DOWNTOWN — Anyone wondering what many Chicagoans — and tourists — think of Donald Trump can just search his namesake tower on Instagram and read between the lines.
The glassy, 92-story skyscraper on the Chicago River has attracted lots of birds this election season: the kind that emerges from an angry person's fist. A simple search of Trump's namesake tower at 401 N. Wabash Ave. reveals at least a handful of middle finger portraits every day, a social media trend corroborated by neighbors.
Reporter David Matthews can explain what was digitized out of the photos.
"At least four people a day" flip off the Trump International Hotel & Tower, says a valet at the nearby Wyndham Grand hotel, 71 E. Wacker Drive.
"Some people 'Heil Hitler' too," says a driver for Big Bus Chicago, which parks daily by the tower.
"Some people revere [Trump], some people revile him, it's 50-50," another driver said.
This photo was posted over the weekend. [Instagram/Taraj725]
The finger-pointing would hardly be the first time Chicagoans have shown disdain for Trump, the controversial developer who's now a front-runner for president. Trump notably canceled his rally here last month after thousands of protesters swarmed the UIC Pavilion, and Trump's big sign affixed to his tower has been criticized for years. Trump has been mocked in Chicago comedy and rap videos, and thousands of locals signed up via Facebook to push Trump Tower into the river.

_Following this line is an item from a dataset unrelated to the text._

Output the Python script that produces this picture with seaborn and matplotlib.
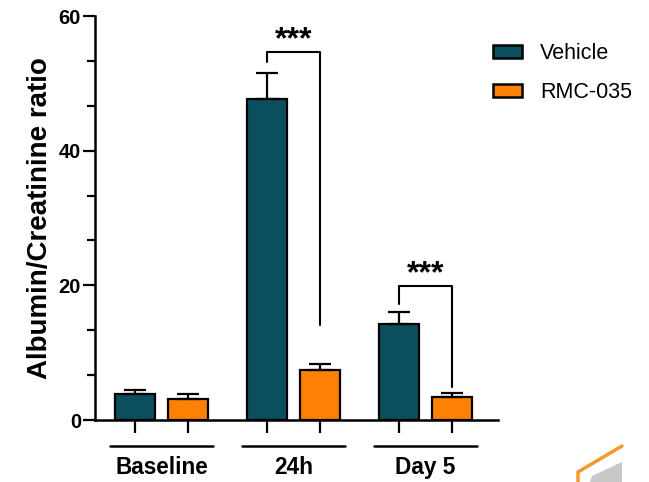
import matplotlib
matplotlib.use("Agg")
import matplotlib.pyplot as plt
import seaborn as sns
import pandas as pd
import numpy as np
from matplotlib.ticker import AutoMinorLocator, FixedLocator
from matplotlib.lines import Line2D
from matplotlib.patches import Polygon

groups = ["Baseline", "24h", "Day 5"]
treatments = ["Vehicle", "RMC-035"]
vehicle_mean = [3.9, 47.6, 14.3]
vehicle_err = [0.6, 3.9, 1.7]
rmc_mean = [3.1, 7.5, 3.4]
rmc_err = [0.7, 0.8, 0.6]
colors = ["#0b4f5f", "#ff8104"]
y_label = "Albumin/Creatinine ratio"
y_ticks = [0, 20, 40, 60]
# significance brackets: group index, left-leg bottom, top, right-leg bottom
sig_group = [1, 2]
sig_left = [53.2, 17.3]
sig_top = [54.7, 19.9]
sig_right = [14.1, 4.9]
sig_text = ["***", "***"]

sns.set_theme(style="ticks")
plt.rcParams["font.family"] = ["Liberation Sans", "DejaVu Sans"]
for k in ["text.color", "axes.labelcolor", "xtick.color", "ytick.color",
          "axes.edgecolor"]:
    plt.rcParams[k] = "black"

df = pd.DataFrame({
    "group": groups * 2,
    "treatment": [treatments[0]] * 3 + [treatments[1]] * 3,
    "value": vehicle_mean + rmc_mean,
    "err": vehicle_err + rmc_err,
})

fig = plt.figure(figsize=(6.49, 4.82), dpi=100)
ax = fig.add_axes([95 / 649, 62 / 482, 403 / 649, 404 / 482])

sns.barplot(data=df, x="group", y="value", hue="treatment", order=groups,
            hue_order=treatments, palette=colors, width=0.8, gap=0.25,
            errorbar=None, edgecolor="black", linewidth=1.6, saturation=1,
            ax=ax)

# error bars (upper only)
bar_containers = list(ax.containers)
centers = {}
for ti, cont in enumerate(bar_containers):
    errs = vehicle_err if ti == 0 else rmc_err
    for gi, p in enumerate(cont.patches):
        xc = p.get_x() + p.get_width() / 2
        h = p.get_height()
        centers[(gi, ti)] = (xc, h)
        ax.errorbar([xc], [h], yerr=[[0], [errs[gi]]], fmt="none",
                    ecolor="black", elinewidth=1.6, capsize=7.8,
                    capthick=1.6, zorder=1)

ax.set_xlim(-0.505, 2.55)
ax.set_ylim(0, 60)
ax.set_yticks(y_ticks)
ax.yaxis.set_minor_locator(AutoMinorLocator(3))
ax.tick_params(axis="y", which="major", length=9, width=1.6, labelsize=14.5, pad=1)
ax.tick_params(axis="y", which="minor", length=6, width=1.6)
for lab in ax.get_yticklabels():
    lab.set_fontweight("bold")

# x ticks at each bar
bar_x = sorted(c[0] for c in centers.values())
ax.xaxis.set_major_locator(FixedLocator(bar_x))
ax.set_xticklabels([""] * len(bar_x))
ax.tick_params(axis="x", which="major", length=9, width=1.6)

ax.set_xlabel("")
ax.set_ylabel(y_label, fontsize=20, fontweight="bold", labelpad=4)

for s in ["top", "right"]:
    ax.spines[s].set_visible(False)
for s in ["left", "bottom"]:
    ax.spines[s].set_linewidth(1.8)
    ax.spines[s].set_color("black")

# group lines and labels under the axis
trans = ax.get_xaxis_transform()
for gi, g in enumerate(groups):
    ax.plot([gi - 0.39, gi + 0.39], [-0.064, -0.064], color="black",
            lw=1.8, transform=trans, clip_on=False)
    ax.text(gi, -0.118, g, transform=trans, ha="center", va="center",
            fontsize=16.3, fontweight="bold")

# significance brackets
for gi, yl, yt, yr, t in zip(sig_group, sig_left, sig_top, sig_right, sig_text):
    xl = centers[(gi, 0)][0]
    xr = centers[(gi, 1)][0]
    ax.plot([xl, xl, xr, xr], [yl, yt, yt, yr], color="black", lw=1.5,
            clip_on=False)
    ax.text((xl + xr) / 2, yt - 0.5, t, ha="center", va="bottom",
            fontsize=23, fontweight="bold")

# legend
handles, labels = ax.get_legend_handles_labels()
for h in handles:
    h.set_edgecolor("black")
    h.set_linewidth(1.8)
ax.legend(handles, labels, loc="upper left",
          bbox_to_anchor=(493 / 649, 1 - 43 / 482), bbox_transform=fig.transFigure,
          frameon=False, fontsize=15.5, handlelength=1.35, handleheight=0.55,
          handletextpad=0.85, labelspacing=0.85, borderaxespad=0, borderpad=0)

# decorative corner fragment
fig.add_artist(Line2D([578 / 649, 578 / 649, 622 / 649],
                      [0, 1 - 472 / 482, 1 - 446 / 482],
                      transform=fig.transFigure, color="#f39a2b", lw=2.5))
fig.add_artist(Polygon([[590 / 649, 0], [592 / 649, 1 - 476 / 482],
                        [622 / 649, 1 - 462 / 482], [622 / 649, 0]], closed=True,
                       transform=fig.transFigure, color="#c8c8c8", lw=0))

fig.savefig("out.png", dpi=100)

Trump won last month's Illinois primary, but largely surrendered Downtown and most of the city's lakefront to Republican opponent Gov. John Kasich (R-Ohio).
A spokeswoman for the New York-based Trump Organization, which owns the hotel inside Trump Tower, declined to comment on the profane pictures.
Though lots of people are throwing fingers at Trump Tower, some neighbors feel the move is misguided.
"People are crazy. It's not Trump, it's his building," said a doorman at the nearby Club Quarters Hotel, 75 E. Wacker Drive. "It's a building."
And though many people don't like Trump, many others like the building itself: a curvy skyscraper that's among the tallest in the world. Its three cornices set back to match the heights of three neighboring buildings, and its shiny steel reflects the colors of the sky.
"If you spend [nearly] $1 billion you should be able to put your name on there," one Big Bus driver said. "What used to be there? The Sun-Times Building? That looked like a barge."